═════ Stored data

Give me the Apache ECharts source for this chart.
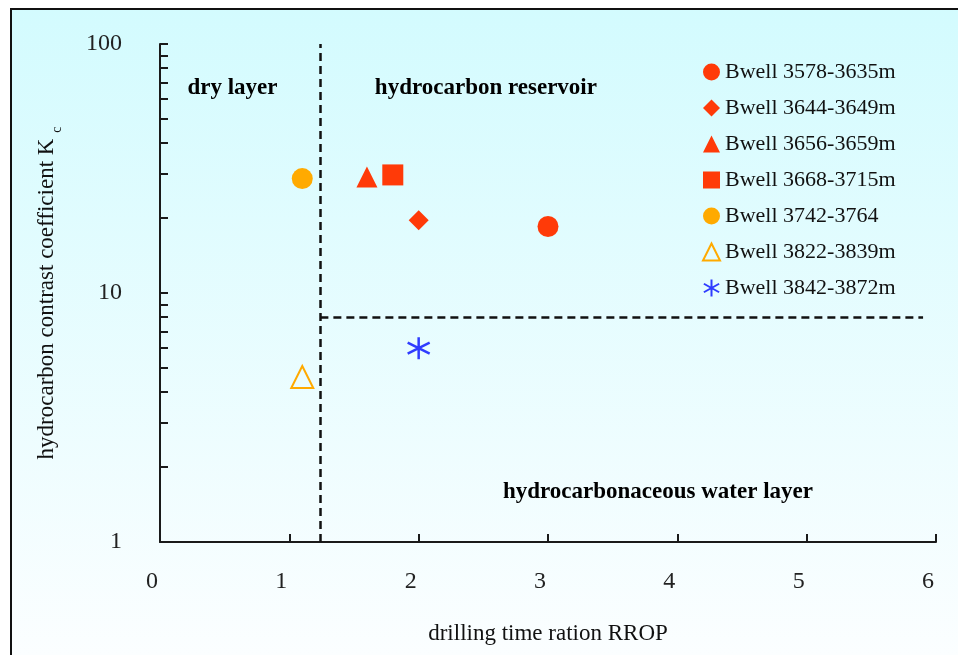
<!DOCTYPE html>
<html>
<head>
<meta charset="utf-8">
<script src="https://cdn.jsdelivr.net/npm/echarts@6/dist/echarts.min.js"></script>
<style>
	html, body { margin: 0; padding: 0; background: #fff; }
	#main { width: 958px; height: 655px; }
</style>
</head>
<body>
<div id="main"></div>
<script>
	// well intervals, [RROP, Kc]
	var wellNames = [
		'Bwell 3578-3635m',
		'Bwell 3644-3649m',
		'Bwell 3656-3659m',
		'Bwell 3668-3715m',
		'Bwell 3742-3764',
		'Bwell 3822-3839m',
		'Bwell 3842-3872m'
	];
	var well3578 = [[3.0, 18.5]];
	var well3644 = [[2.0, 19.6]];
	var well3656 = [[1.6, 29.2]];
	var well3668 = [[1.8, 29.8]];
	var well3742 = [[1.1, 28.8]];
	var well3822 = [[1.1, 4.6]];
	var well3842 = [[2.0, 6.0]];

	// zone boundaries
	var dryLimitX = 1.24;
	var waterLimitY = 8;
	var waterLineEndX = 5.9;

	// zone captions, [x, y, text]
	var zoneLabels = [
		[0.56, 66.6, 'dry layer'],
		[2.52, 66.6, 'hydrocarbon reservoir'],
		[3.85, 1.59, 'hydrocarbonaceous water layer']
	];

	var xTicks = [0, 1, 2, 3, 4, 5, 6];
	var yTicks = [1, 2, 3, 4, 5, 6, 7, 8, 9, 10, 20, 30, 40, 50, 60, 70, 80, 90, 100];

	var RED = '#ff3a08';
	var ORANGE = '#ffaa00';
	var BLUE = '#2f3cff';
	var FONT = '"Liberation Serif", "Times New Roman", serif';
	var asterisk = 'path://M10,0L10,20M1,5L19,15M1,15L19,5';

	var myChart = echarts.init(document.getElementById('main'));

	function point(name, data, symbol, size, style) {
		style.opacity = 1;
		return {
			name: name,
			type: 'scatter',
			data: data,
			symbol: symbol,
			symbolSize: size,
			itemStyle: style,
			z: 5
		};
	}

	var option = {
		backgroundColor: '#ffffff',
		animation: false,
		textStyle: { fontFamily: FONT, color: '#111' },
		graphic: [{
			type: 'rect',
			left: 10,
			top: 8,
			z: -10,
			shape: { width: 960, height: 660 },
			style: {
				fill: new echarts.graphic.LinearGradient(0, 0, 0, 1, [
					{ offset: 0, color: '#d3fbfe' },
					{ offset: 1, color: '#fcfeff' }
				]),
				stroke: '#111',
				lineWidth: 2
			}
		}],
		grid: { left: 160, top: 44, right: 22, bottom: 113 },
		legend: {
			orient: 'vertical',
			left: 697,
			top: 56,
			itemWidth: 17,
			itemHeight: 17,
			itemGap: 14,
			data: wellNames,
			textStyle: { fontFamily: FONT, fontSize: 22, color: '#111', lineHeight: 22 }
		},
		xAxis: {
			type: 'value',
			min: 0,
			max: 6,
			interval: 1,
			name: 'drilling time ration RROP',
			nameLocation: 'middle',
			nameGap: 80,
			nameTextStyle: { fontFamily: FONT, fontSize: 23, color: '#111' },
			axisLine: { show: true, lineStyle: { color: '#1a1a1a', width: 2 } },
			axisTick: { show: true, inside: true, length: 8, lineStyle: { color: '#1a1a1a', width: 2 }, customValues: xTicks },
			axisLabel: { fontFamily: FONT, fontSize: 24, color: '#222', margin: 28, padding: [0, 16, 0, 0] },
			splitLine: { show: false }
		},
		yAxis: {
			type: 'log',
			logBase: 10,
			min: 1,
			max: 100,
			name: '{m|hydrocarbon contrast coefficient K }{s|c}',
			nameLocation: 'middle',
			nameGap: 96,
			nameTextStyle: {
				fontFamily: FONT, fontSize: 23, color: '#111',
				rich: {
					m: { fontFamily: FONT, fontSize: 23, color: '#111', lineHeight: 34, verticalAlign: 'middle' },
					s: { fontFamily: FONT, fontSize: 14, color: '#111', lineHeight: 34, verticalAlign: 'bottom' }
				}
			},
			axisLine: { show: true, lineStyle: { color: '#1a1a1a', width: 2 } },
			axisTick: { show: true, inside: true, length: 8, lineStyle: { color: '#1a1a1a', width: 2 }, customValues: yTicks },
			axisLabel: { fontFamily: FONT, fontSize: 24, color: '#222', margin: 38 },
			splitLine: { show: false }
		},
		series: [
			point(wellNames[0], well3578, 'circle', 21, { color: RED }),
			point(wellNames[1], well3644, 'diamond', 20, { color: RED }),
			point(wellNames[2], well3656, 'triangle', 21, { color: RED }),
			point(wellNames[3], well3668, 'rect', 21, { color: RED }),
			point(wellNames[4], well3742, 'circle', 21, { color: ORANGE }),
			point(wellNames[5], well3822, 'triangle', 22, { color: 'transparent', borderColor: ORANGE, borderWidth: 2 }),
			point(wellNames[6], well3842, asterisk, 22, { color: 'transparent', borderColor: BLUE, borderWidth: 2.5 }),
			{
				name: 'zones',
				type: 'scatter',
				symbolSize: 0,
				silent: true,
				itemStyle: { opacity: 1 },
				data: zoneLabels.map(function(z){
					return { value: [z[0], z[1]], name: z[2] };
				}),
				label: {
					show: true,
					position: 'inside',
					formatter: '{b}',
					fontFamily: FONT,
					fontSize: 23,
					fontWeight: 'bold',
					color: '#000'
				},
				markLine: {
					silent: true,
					symbol: 'none',
					label: { show: false },
					lineStyle: { color: '#111', width: 2.5, type: [8, 5], opacity: 1 },
					data: [
						{ xAxis: dryLimitX },
						[{ coord: [dryLimitX, waterLimitY] }, { coord: [waterLineEndX, waterLimitY] }]
					]
				}
			}
		]
	};

	myChart.setOption(option);
</script>
</body>
</html>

══════════

The material above must be printed exactly, with its pictures left out.

» **Solved exercise**
Give me the Apache ECharts source for this chart.
<!DOCTYPE html>
<html>
<head>
<meta charset="utf-8">
<script src="https://cdn.jsdelivr.net/npm/echarts@6/dist/echarts.min.js"></script>
<style>
	html, body { margin: 0; padding: 0; background: #fff; }
	#main { width: 958px; height: 655px; }
</style>
</head>
<body>
<div id="main"></div>
<script>
	// well intervals, [RROP, Kc]
	var wellNames = [
		'Bwell 3578-3635m',
		'Bwell 3644-3649m',
		'Bwell 3656-3659m',
		'Bwell 3668-3715m',
		'Bwell 3742-3764',
		'Bwell 3822-3839m',
		'Bwell 3842-3872m'
	];
	var well3578 = [[3.0, 18.5]];
	var well3644 = [[2.0, 19.6]];
	var well3656 = [[1.6, 29.2]];
	var well3668 = [[1.8, 29.8]];
	var well3742 = [[1.1, 28.8]];
	var well3822 = [[1.1, 4.6]];
	var well3842 = [[2.0, 6.0]];

	// zone boundaries
	var dryLimitX = 1.24;
	var waterLimitY = 8;
	var waterLineEndX = 5.9;

	// zone captions, [x, y, text]
	var zoneLabels = [
		[0.56, 66.6, 'dry layer'],
		[2.52, 66.6, 'hydrocarbon reservoir'],
		[3.85, 1.59, 'hydrocarbonaceous water layer']
	];

	var xTicks = [0, 1, 2, 3, 4, 5, 6];
	var yTicks = [1, 2, 3, 4, 5, 6, 7, 8, 9, 10, 20, 30, 40, 50, 60, 70, 80, 90, 100];

	var RED = '#ff3a08';
	var ORANGE = '#ffaa00';
	var BLUE = '#2f3cff';
	var FONT = '"Liberation Serif", "Times New Roman", serif';
	var asterisk = 'path://M10,0L10,20M1,5L19,15M1,15L19,5';

	var myChart = echarts.init(document.getElementById('main'));

	function point(name, data, symbol, size, style) {
		style.opacity = 1;
		return {
			name: name,
			type: 'scatter',
			data: data,
			symbol: symbol,
			symbolSize: size,
			itemStyle: style,
			z: 5
		};
	}

	var option = {
		backgroundColor: '#ffffff',
		animation: false,
		textStyle: { fontFamily: FONT, color: '#111' },
		graphic: [{
			type: 'rect',
			left: 10,
			top: 8,
			z: -10,
			shape: { width: 960, height: 660 },
			style: {
				fill: new echarts.graphic.LinearGradient(0, 0, 0, 1, [
					{ offset: 0, color: '#d3fbfe' },
					{ offset: 1, color: '#fcfeff' }
				]),
				stroke: '#111',
				lineWidth: 2
			}
		}],
		grid: { left: 160, top: 44, right: 22, bottom: 113 },
		legend: {
			orient: 'vertical',
			left: 697,
			top: 56,
			itemWidth: 17,
			itemHeight: 17,
			itemGap: 14,
			data: wellNames,
			textStyle: { fontFamily: FONT, fontSize: 22, color: '#111', lineHeight: 22 }
		},
		xAxis: {
			type: 'value',
			min: 0,
			max: 6,
			interval: 1,
			name: 'drilling time ration RROP',
			nameLocation: 'middle',
			nameGap: 80,
			nameTextStyle: { fontFamily: FONT, fontSize: 23, color: '#111' },
			axisLine: { show: true, lineStyle: { color: '#1a1a1a', width: 2 } },
			axisTick: { show: true, inside: true, length: 8, lineStyle: { color: '#1a1a1a', width: 2 }, customValues: xTicks },
			axisLabel: { fontFamily: FONT, fontSize: 24, color: '#222', margin: 28, padding: [0, 16, 0, 0] },
			splitLine: { show: false }
		},
		yAxis: {
			type: 'log',
			logBase: 10,
			min: 1,
			max: 100,
			name: '{m|hydrocarbon contrast coefficient K }{s|c}',
			nameLocation: 'middle',
			nameGap: 96,
			nameTextStyle: {
				fontFamily: FONT, fontSize: 23, color: '#111',
				rich: {
					m: { fontFamily: FONT, fontSize: 23, color: '#111', lineHeight: 34, verticalAlign: 'middle' },
					s: { fontFamily: FONT, fontSize: 14, color: '#111', lineHeight: 34, verticalAlign: 'bottom' }
				}
			},
			axisLine: { show: true, lineStyle: { color: '#1a1a1a', width: 2 } },
			axisTick: { show: true, inside: true, length: 8, lineStyle: { color: '#1a1a1a', width: 2 }, customValues: yTicks },
			axisLabel: { fontFamily: FONT, fontSize: 24, color: '#222', margin: 38 },
			splitLine: { show: false }
		},
		series: [
			point(wellNames[0], well3578, 'circle', 21, { color: RED }),
			point(wellNames[1], well3644, 'diamond', 20, { color: RED }),
			point(wellNames[2], well3656, 'triangle', 21, { color: RED }),
			point(wellNames[3], well3668, 'rect', 21, { color: RED }),
			point(wellNames[4], well3742, 'circle', 21, { color: ORANGE }),
			point(wellNames[5], well3822, 'triangle', 22, { color: 'transparent', borderColor: ORANGE, borderWidth: 2 }),
			point(wellNames[6], well3842, asterisk, 22, { color: 'transparent', borderColor: BLUE, borderWidth: 2.5 }),
			{
				name: 'zones',
				type: 'scatter',
				symbolSize: 0,
				silent: true,
				itemStyle: { opacity: 1 },
				data: zoneLabels.map(function(z){
					return { value: [z[0], z[1]], name: z[2] };
				}),
				label: {
					show: true,
					position: 'inside',
					formatter: '{b}',
					fontFamily: FONT,
					fontSize: 23,
					fontWeight: 'bold',
					color: '#000'
				},
				markLine: {
					silent: true,
					symbol: 'none',
					label: { show: false },
					lineStyle: { color: '#111', width: 2.5, type: [8, 5], opacity: 1 },
					data: [
						{ xAxis: dryLimitX },
						[{ coord: [dryLimitX, waterLimitY] }, { coord: [waterLineEndX, waterLimitY] }]
					]
				}
			}
		]
	};

	myChart.setOption(option);
</script>
</body>
</html>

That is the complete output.